| russ ( @ 2003-12-16 22:56:00 |
An inquiry into several prevalent families of text encoding schemes
I've been pondering
ghewgill's recent l33tspeak article in which he received a letter from AT&T urging him to write like an illiterate moron. The ostensible goal of AT&T's suggestion of using "text abbreviations" is to shorten the message length (perhaps to save transmission costs or make more of it viewable on tiny cellphone displays). I submit that this dialect is not actually l33tspeak per se, even though it is common (among people I know anyway) to call it l33tspeak. I now explore some related but distinct dialects, which all have the property of making the author appear to be a stupid idiot.

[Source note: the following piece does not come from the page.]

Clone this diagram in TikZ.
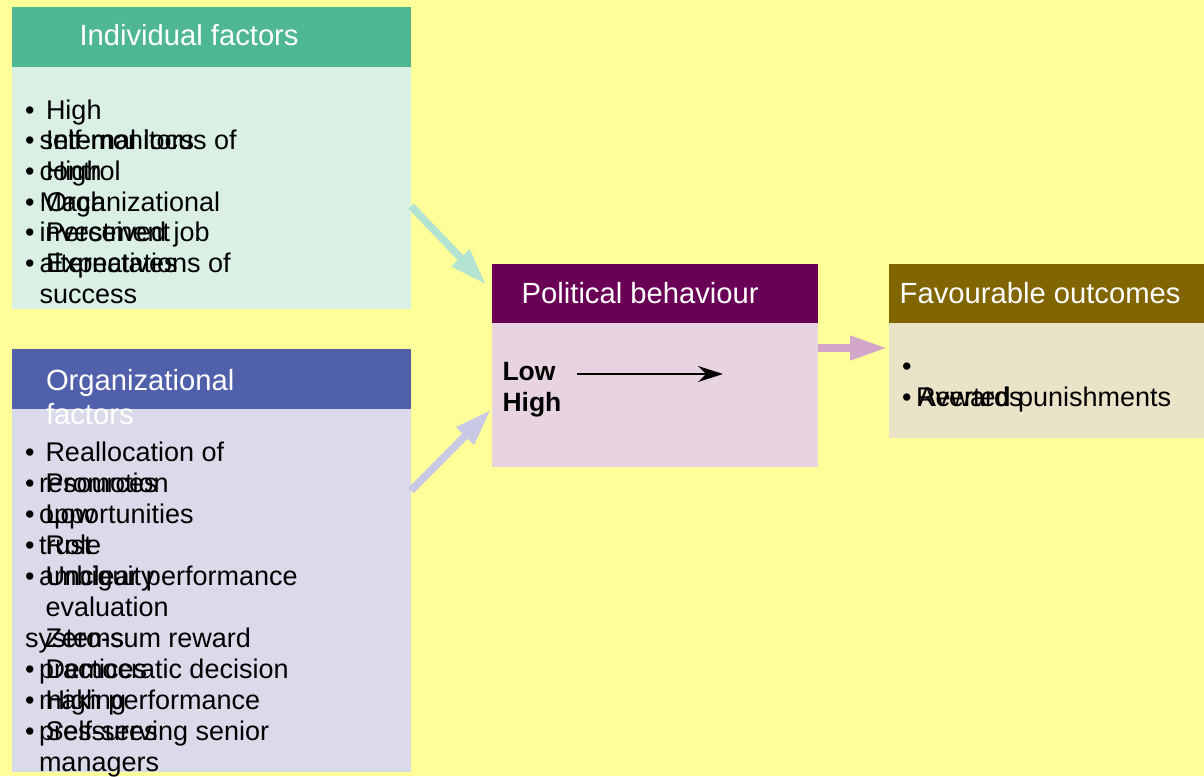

There are actually several different dialects which are erroneously lumped under the term "l33tspeak"; I will consider 3 besides actual l33tspeak. The oldest one is what I'll call "license-plate-speak", canonical examples being various forms of braggadocio such as "2FAST", "2FAST4U" "GR8 CAR", etc. There is some intersection between this and l33tspeak, the classic example being "u" for "you". But ultimately text samples like "CAN U", "C U L8R", "2NITE" are attempting to save space by the single device of using the name of a digit or letter as a syllable in an existing word, purely as an abbreviation to shorten the text. This is important: aside from the substitution of a single character sound for a syllable, no other changes occur, because they are trying to combine otherwise clear conventional communication with a single pathetically misguided alteration. This was done on license plates years before today's l33tspeakers were even born, because license plates have even more severe restrictions on message length, roughly a half dozen characters (depending on state, time period, type of plate, etc.), and the characters could only be letters and digits (and maybe you'd get a space or word separation symbol like a star or shape of your state, in order to form 2 words on the plate).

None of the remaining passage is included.